Computer simulation of calcium transport mechanisms: Application to the intestinal absorption of calcium

Abstract

Computer simulations of transcellular transport across the intestinal epithelium were carried out using the simulation program SPICE. This program was originally designed to analyze electrical networks, but it is easily applied to many biological problems. The biological transport mechanisms which were successfully modeled by SPICE included: (1) the negative-feedback entry of calcium at the brush-border membrane; (2) a saturable exit of calcium at the baso-lateral membrane; (3) the binding of calcium to calbindin within the cell cytosol; and (4) the diffusion of both free calcium and calcium bound to calbindin through the cytosol from the apical aspect to the basal aspect of the enterocytes. A description of the SPICE network for each of these mechanisms is given, together with the simulated results of the transport mechanisms studied in isolation. This procedure allowed the validation of the individual transport mechanisms for situations in which closed-form solutions to the network were possible. The individual transport mechanisms were then assembled into a network which simulated transport across the epithelial layer. The simulations were conducted with or without calbindin.

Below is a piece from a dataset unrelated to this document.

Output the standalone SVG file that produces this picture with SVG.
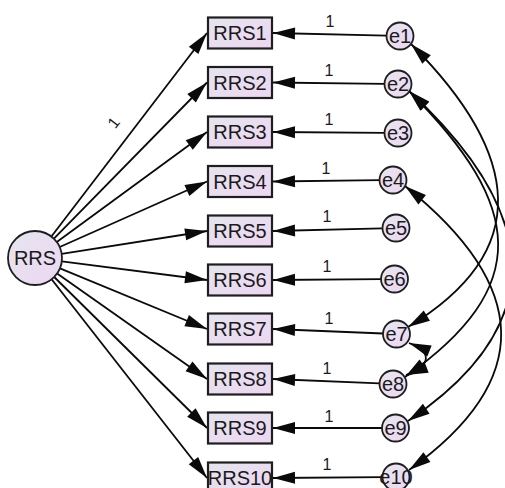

The results show that the diffusable calcium-binding protein, calbindin, increases the overall net calcium transport by increasing the net flux across the brush-border, cytosol, and baso-lateral membrane. Calbindin reduced the free calcium immediately adjacent to the brush-border membrane, thereby enhancing entry of calcium into the cell by relieving the negative feedback inhibition of calcium entry. Calbindin enhanced the diffusion of calcium through the cytosol by physically carrying the calcium through this compartment. Calbindin increased the free calcium adjacent to the baso-lateral Ca-ATPase extrusion mechanism, thereby providing substrate-level activation of calcium efflux into the blood side of the epithelium. The main advantage of the SPICE simulation program is its relative simplicity. The structure of the SPICE network maps readily onto the structure of the biological system, which clarifies the SPICE network as an analogue of the biological system.